Gascón has issued a number of directives since taking office, including putting an end to criminal sentencing enhancements. Gascón was sued by the union that represents his deputy district attorneys. The judge sided with the union on Monday.
California’s “three strikes” law contains a “plead and prove” provision for all serious or violent felony offenses that occurred previously. As a result, Gascón’s directives “require prosecutors to violate California law, their oaths of office, and their ethical and professional obligations,” Judge James Chalfant said.
The ruling means Gascón cannot compel prosecutors to dismiss sentencing enhancements for prior strike offenses in active cases without proper basis. The decision will affect thousands of cases.
“Today’s decision is a victory for the rule of law. This lawsuit has never been about whether sentencing enhancements are good or bad policy, but about whether a district attorney can force prosecutors to violate clear California law in order to carry out his desired policy changes,” Nathan Hochman, a partner at the law firm representing the plaintiffs, told the Los Angeles Times.
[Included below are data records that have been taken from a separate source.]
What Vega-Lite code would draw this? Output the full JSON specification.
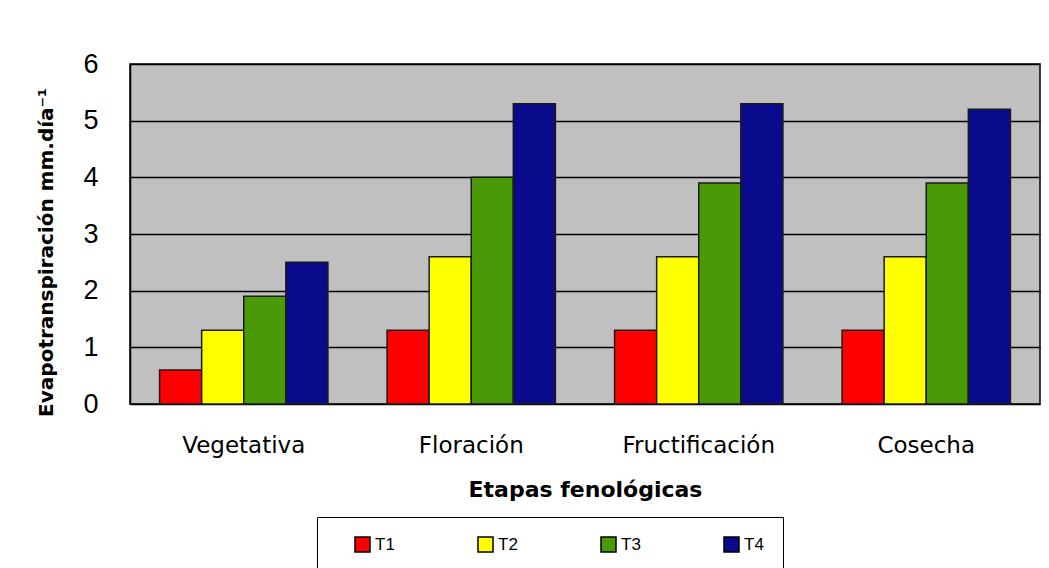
{
  "$schema": "https://vega.github.io/schema/vega-lite/v6.json",
  "width": 910,
  "height": 340,
  "autosize": {"type": "none"},
  "padding": {"left": 130, "top": 64, "right": 9, "bottom": 164},
  "background": "white",
  "config": {
    "view": {"fill": "#c0c0c0", "stroke": "#000000", "strokeWidth": 1.5},
    "font": "DejaVu Sans"
  },
  "data": {
    "values": [
      {"etapa": "Vegetativa", "trat": "T1", "valor": 0.6},
      {"etapa": "Vegetativa", "trat": "T2", "valor": 1.3},
      {"etapa": "Vegetativa", "trat": "T3", "valor": 1.9},
      {"etapa": "Vegetativa", "trat": "T4", "valor": 2.5},
      {"etapa": "Floración", "trat": "T1", "valor": 1.3},
      {"etapa": "Floración", "trat": "T2", "valor": 2.6},
      {"etapa": "Floración", "trat": "T3", "valor": 4.0},
      {"etapa": "Floración", "trat": "T4", "valor": 5.3},
      {"etapa": "Fructificación", "trat": "T1", "valor": 1.3},
      {"etapa": "Fructificación", "trat": "T2", "valor": 2.6},
      {"etapa": "Fructificación", "trat": "T3", "valor": 3.9},
      {"etapa": "Fructificación", "trat": "T4", "valor": 5.3},
      {"etapa": "Cosecha", "trat": "T1", "valor": 1.3},
      {"etapa": "Cosecha", "trat": "T2", "valor": 2.6},
      {"etapa": "Cosecha", "trat": "T3", "valor": 3.9},
      {"etapa": "Cosecha", "trat": "T4", "valor": 5.2}
    ]
  },
  "mark": {"type": "bar", "stroke": "#1a1a1a", "strokeWidth": 1.5},
  "encoding": {
    "x": {
      "field": "etapa",
      "type": "nominal",
      "sort": ["Vegetativa", "Floración", "Fructificación", "Cosecha"],
      "scale": {"paddingInner": 0.26, "paddingOuter": 0.13},
      "axis": {
        "title": "Etapas fenológicas",
        "titleFontSize": 22,
        "titleFontWeight": "bold",
        "titleColor": "#000000",
        "titlePadding": 22,
        "labelFontSize": 23,
        "labelColor": "#000000",
        "labelAngle": 0,
        "labelPadding": 30,
        "ticks": false,
        "domain": false
      }
    },
    "xOffset": {"field": "trat", "type": "nominal", "scale": {"paddingInner": 0, "paddingOuter": 0}},
    "y": {
      "field": "valor",
      "type": "quantitative",
      "scale": {"domain": [0, 6]},
      "axis": {
        "title": "Evapotranspiración mm.día⁻¹",
        "titleFontSize": 20,
        "titleFontWeight": "bold",
        "titleColor": "#000000",
        "titlePadding": 26,
        "titleY": 188,
        "labelFont": "Liberation Sans",
        "labelFontSize": 27,
        "labelColor": "#000000",
        "labelPadding": 32,
        "values": [0, 1, 2, 3, 4, 5, 6],
        "ticks": false,
        "domainColor": "#000000",
        "domainWidth": 1.5,
        "gridColor": "#000000",
        "gridWidth": 1.5,
        "gridOpacity": 1
      }
    },
    "color": {
      "field": "trat",
      "type": "nominal",
      "scale": {"domain": ["T1", "T2", "T3", "T4"], "range": ["#ff0000", "#ffff00", "#4a9a08", "#0a0a8c"]},
      "legend": {
        "title": null,
        "orient": "none",
        "legendX": 187,
        "legendY": 453,
        "direction": "horizontal",
        "symbolType": "square",
        "symbolSize": 225,
        "symbolOffset": 18,
        "symbolStrokeColor": "#000000",
        "symbolStrokeWidth": 1.5,
        "labelFont": "Liberation Sans",
        "labelFontSize": 17,
        "labelColor": "#000000",
        "columnPadding": 64,
        "padding": 19,
        "strokeColor": "#000000",
        "fillColor": "#ffffff"
      }
    }
  }
}
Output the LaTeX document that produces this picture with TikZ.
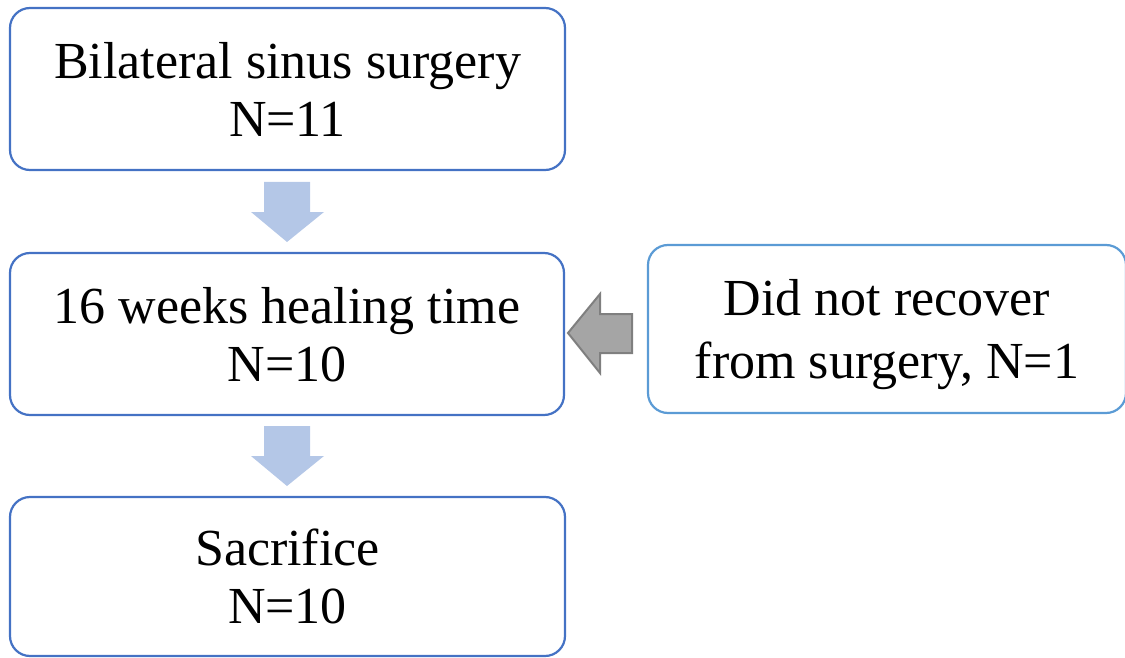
\documentclass[tikz,border=0pt]{standalone}
\usepackage{fontspec}
\setmainfont{Liberation Serif}
\definecolor{boxblue}{HTML}{4472C4}
\definecolor{boxlight}{HTML}{5B9BD5}
\definecolor{arrowblue}{HTML}{B4C7E7}
\definecolor{arrowgray}{HTML}{A5A5A5}
\definecolor{arrowedge}{HTML}{7F7F7F}
\tikzset{
  flowbox/.style={draw=boxblue, line width=2.2pt, rounded corners=20pt, align=center,
    inner sep=0pt, text depth=0pt, font=\fontsize{52}{58}\selectfont},
  sidebox/.style={flowbox, draw=boxlight, font=\fontsize{52}{63}\selectfont},
  downarrow/.style={fill=arrowblue, draw=none},
  leftarrow/.style={fill=arrowgray, draw=arrowedge, line width=2pt, line join=miter},
}
\begin{document}
\begin{tikzpicture}[x=1pt,y=-1pt]
\useasboundingbox (0,0) rectangle (1125,658);
\node[flowbox, minimum width=555pt, minimum height=162pt] (b1) at (287.5,89) {Bilateral sinus surgery\\N=11};
\node[flowbox, minimum width=554pt, minimum height=162pt] (b2) at (287,334) {16 weeks healing time\\N=10};
\node[flowbox, minimum width=555pt, minimum height=159pt] (b3) at (287.5,576.5) {Sacrifice\\N=10};
\node[sidebox, minimum width=478pt, minimum height=168pt] (b4) at (887,329) {Did not recover\\from surgery, N=1};
% down arrows
\path[downarrow] (264,182) -- (310,182) -- (310,212) -- (324,212) -- (287,242) -- (251,212) -- (264,212) -- cycle;
\path[downarrow] (264,426) -- (310,426) -- (310,456) -- (324,456) -- (287,486) -- (251,456) -- (264,456) -- cycle;
% left arrow
\path[leftarrow] (632,314) -- (600,314) -- (600,294) -- (568,333) -- (600,373) -- (600,353) -- (632,353) -- cycle;
\end{tikzpicture}
\end{document}
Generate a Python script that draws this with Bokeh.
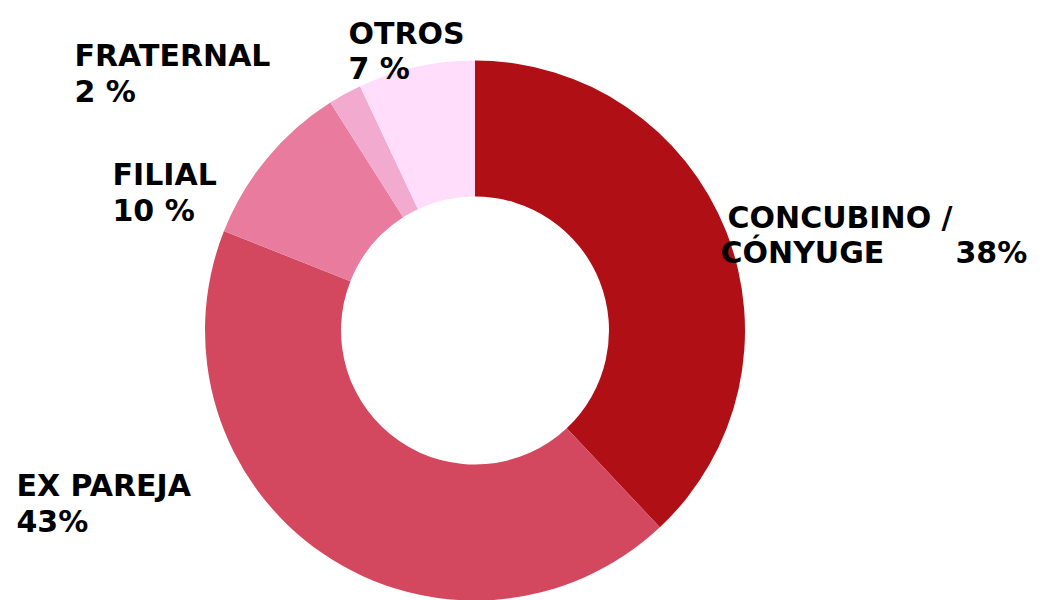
import math
from bokeh.plotting import figure
from bokeh.models import Range1d, ColumnDataSource
from bokeh.core.properties import value
from bokeh.embed import file_html
from bokeh.resources import INLINE

# ---- data ----
categories = ["CONCUBINO / CÓNYUGE", "EX PAREJA", "FILIAL", "FRATERNAL", "OTROS"]
values = [38, 43, 10, 2, 7]
pct_labels = ["38%", "43%", "10 %", "2 %", "7 %"]
name_lines = [["CONCUBINO /", "CÓNYUGE"], ["EX PAREJA"], ["FILIAL"], ["FRATERNAL"], ["OTROS"]]
colors = ["#B00F15", "#D4485F", "#E87B9E", "#F3AACF", "#FFDDFB"]

# ---- layout (screen pixels of the 1043x600 page) ----
W, H = 1043, 600
cx, cy = 474.5, 330
r_out, r_in = 270, 134
# label anchors: (x, baseline_y) for each text line, and for the percentage
name_pos = [[(727, 217), (720, 252)], [(16, 485)], [(112, 174)], [(74, 55)], [(348, 33)]]
pct_pos = [(955, 252), (16, 521), (112, 210), (74, 91), (348, 68)]

def Y(py):
    return H - py

total = float(sum(values))
starts, ends = [], []
cum = 0.0
for v in values:
    starts.append(math.pi / 2 - 2 * math.pi * cum / total)
    cum += v
    ends.append(math.pi / 2 - 2 * math.pi * cum / total)

p = figure(width=W, height=H, output_backend="svg", toolbar_location=None,
           x_range=Range1d(0, W), y_range=Range1d(0, H), min_border=0)
p.axis.visible = False
p.grid.visible = False
p.outline_line_color = None
p.background_fill_color = "white"
p.border_fill_color = "white"

src = ColumnDataSource(dict(start=starts, end=ends, color=colors, cat=categories))
p.annular_wedge(x=cx, y=Y(cy), inner_radius=r_in, outer_radius=r_out,
                start_angle="start", end_angle="end", direction="clock",
                fill_color="color", line_color=None, source=src)

tx, ty, tt = [], [], []
for lines, poss, pct, pp in zip(name_lines, name_pos, pct_labels, pct_pos):
    for ln, (x, y) in zip(lines, poss):
        tx.append(x); ty.append(Y(y)); tt.append(ln)
    tx.append(pp[0]); ty.append(Y(pp[1])); tt.append(pct)

p.text(x=tx, y=ty, text=tt, text_font=value("DejaVu Sans"), text_font_style="bold",
       text_font_size="30px", text_color="#000000", text_baseline="alphabetic",
       text_align="left")

open("out.html", "w").write(file_html(p, INLINE))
Gascón was defiant after the ruling.
“More than 2 million people in Los Angeles County voted for a system of justice based on science and data, not fear and emotion,” the district attorney said. “Nevertheless, I never had any illusions as to the difficulty and challenges associated with reforming a dated institution steeped in systemic racism. My directives are a product of the will of the people, including survivors of crime, and a substantial body of research that shows this modern approach will advance community safety.”
The district attorney said he will appeal.